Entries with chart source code

■ ■ ■

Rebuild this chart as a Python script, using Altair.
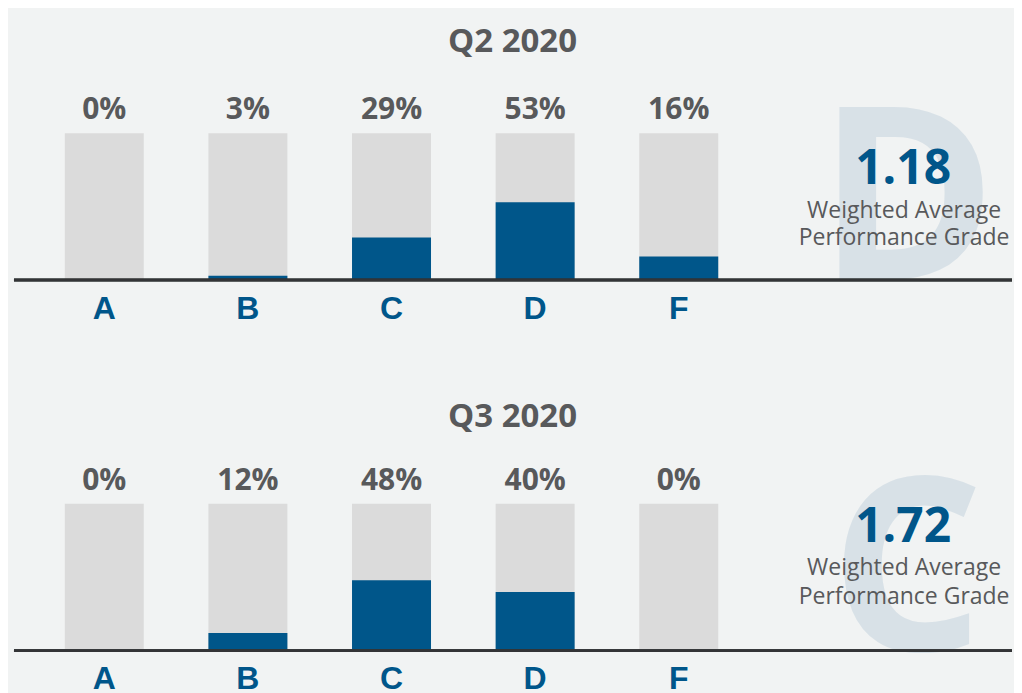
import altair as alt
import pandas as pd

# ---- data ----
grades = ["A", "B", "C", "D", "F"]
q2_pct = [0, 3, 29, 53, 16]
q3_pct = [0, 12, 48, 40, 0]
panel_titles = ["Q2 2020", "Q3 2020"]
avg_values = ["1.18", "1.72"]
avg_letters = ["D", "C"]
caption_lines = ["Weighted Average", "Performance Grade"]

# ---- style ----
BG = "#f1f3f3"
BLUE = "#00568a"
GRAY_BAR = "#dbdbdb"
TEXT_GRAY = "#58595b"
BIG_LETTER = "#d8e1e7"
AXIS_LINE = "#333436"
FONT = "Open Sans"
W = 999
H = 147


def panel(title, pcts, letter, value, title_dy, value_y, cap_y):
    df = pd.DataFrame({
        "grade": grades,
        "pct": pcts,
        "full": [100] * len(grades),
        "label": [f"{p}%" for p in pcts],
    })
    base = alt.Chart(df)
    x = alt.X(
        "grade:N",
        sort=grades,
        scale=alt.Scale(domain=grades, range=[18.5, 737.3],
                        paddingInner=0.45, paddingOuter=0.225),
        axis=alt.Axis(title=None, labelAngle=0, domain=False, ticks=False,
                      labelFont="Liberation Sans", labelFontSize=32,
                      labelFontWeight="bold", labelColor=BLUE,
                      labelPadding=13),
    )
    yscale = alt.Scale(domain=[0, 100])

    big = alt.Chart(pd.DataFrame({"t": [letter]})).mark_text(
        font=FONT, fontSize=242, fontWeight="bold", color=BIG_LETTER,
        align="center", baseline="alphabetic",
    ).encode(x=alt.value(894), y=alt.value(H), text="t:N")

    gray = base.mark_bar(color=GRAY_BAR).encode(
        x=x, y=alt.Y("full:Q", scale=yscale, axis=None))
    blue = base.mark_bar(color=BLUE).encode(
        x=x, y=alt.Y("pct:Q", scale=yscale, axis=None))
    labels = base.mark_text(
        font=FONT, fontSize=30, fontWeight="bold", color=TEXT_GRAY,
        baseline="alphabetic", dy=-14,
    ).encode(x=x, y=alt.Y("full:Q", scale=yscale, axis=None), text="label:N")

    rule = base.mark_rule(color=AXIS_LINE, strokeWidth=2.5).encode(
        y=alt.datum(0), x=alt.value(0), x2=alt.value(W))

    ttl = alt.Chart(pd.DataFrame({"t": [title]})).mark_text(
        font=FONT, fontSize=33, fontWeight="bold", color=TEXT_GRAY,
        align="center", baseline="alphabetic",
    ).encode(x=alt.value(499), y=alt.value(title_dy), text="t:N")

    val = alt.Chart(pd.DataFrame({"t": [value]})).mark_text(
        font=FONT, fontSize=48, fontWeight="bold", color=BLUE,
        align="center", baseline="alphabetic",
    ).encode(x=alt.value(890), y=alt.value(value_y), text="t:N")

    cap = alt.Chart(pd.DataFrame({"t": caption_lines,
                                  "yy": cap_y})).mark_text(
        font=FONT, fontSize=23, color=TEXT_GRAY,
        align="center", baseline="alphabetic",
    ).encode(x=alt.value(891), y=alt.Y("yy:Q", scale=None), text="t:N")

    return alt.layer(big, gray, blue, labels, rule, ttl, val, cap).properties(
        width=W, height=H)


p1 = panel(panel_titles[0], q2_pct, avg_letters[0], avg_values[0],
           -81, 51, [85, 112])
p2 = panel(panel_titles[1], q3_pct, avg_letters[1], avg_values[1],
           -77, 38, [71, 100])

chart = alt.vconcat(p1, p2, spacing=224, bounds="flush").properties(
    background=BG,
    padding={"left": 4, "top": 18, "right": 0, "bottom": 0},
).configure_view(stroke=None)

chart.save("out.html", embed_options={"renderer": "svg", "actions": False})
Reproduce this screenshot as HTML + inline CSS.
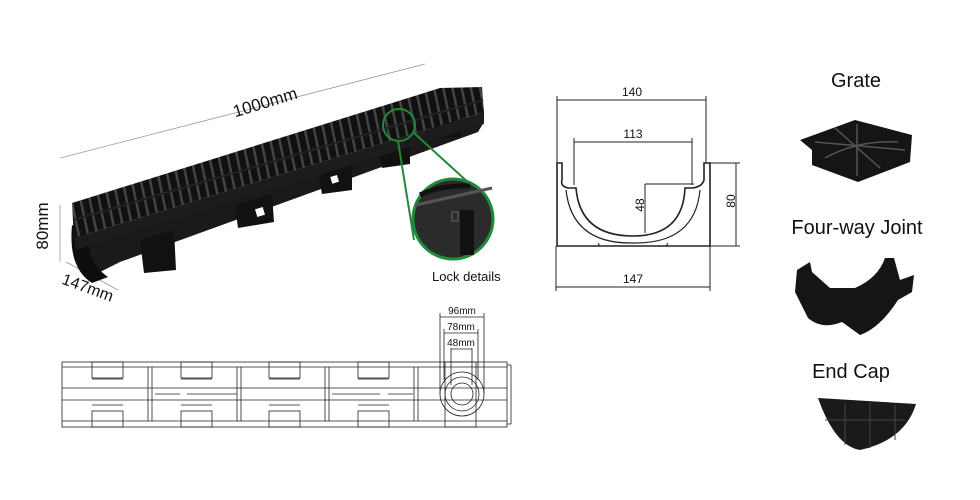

■ ■ ■

* WRITTEN TASK
Beginning with the first line of the records above, extract each line exactly through the line that holds "import pandas as pd", both ends included. Omit pictures.

* EXERCISE OUTPUT
Rebuild this chart as a Python script, using Altair.
import altair as alt
import pandas as pd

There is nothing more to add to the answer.